There is a business aspect to all this. A state-sponsored program known by the Hebrew acronym TAMA-38 proposes to buttress and expand older apartment houses at no cost to the residents, while the contractors who do the job are compensated by being granted the right to construct additional floors and sell off the new flats. There is considerable enticement here to homeowners. Besides increased safety, they are offered upgrades and substantial renovations – seemingly for free.
On the surface at least this looks like a win-win scheme – a dream formula where everyone benefits and the public coffers are not emptied. So why has the program not taken off? Why has there been no mass rush to reap the advantages it ostensibly extends? Red tape is part of the problem. Not every municipality is eager to issue permits, as concerns about overcrowding and urban quality of life grow. Financial complications abound, involving collateral, for example. The natural conservatism of residents also plays a role.
Then there is the particularly vexing reality of incentive.
The greatest hazards exist for towns closest to the rift. Locations such as Tiberias, Beit She’an, Hatzor Haglilit or Kiryat Shmona aren’t prime real estate. Their less-than-well-off residents do not have the wherewithal to finance their own projects, while profit-seeking contractors are unlikely to invest in locations where sales of new apartments won’t net much.
Prof. David Yankelevsky of the Technion’s Civil Engineering Faculty charges that “TAMA-38 is no plan. It provides no guidelines on how to quake-proof buildings, on which buildings should be reinforced, etc.” Moreover, most folks cannot assess the sturdiness of their homes. Many are loath to rely on the opinions of contractors with vested interests.

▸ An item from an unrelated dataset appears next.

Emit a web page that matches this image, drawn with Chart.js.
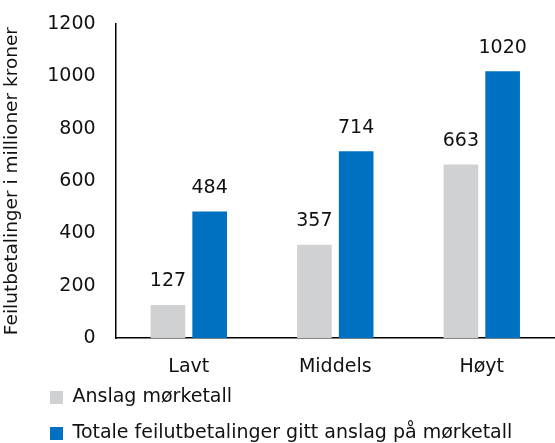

Urgently needed is a publicly-financed, disinterested, broad and universally available framework that would objectively survey all pre-1980 buildings and suggest to residents what can plausibly be done to quake-proof them.
Obviously, merely dispensing practical advice costs money – to say nothing of retrofitting old structures. But it is better than any alternative. Knowledge is a vital first step.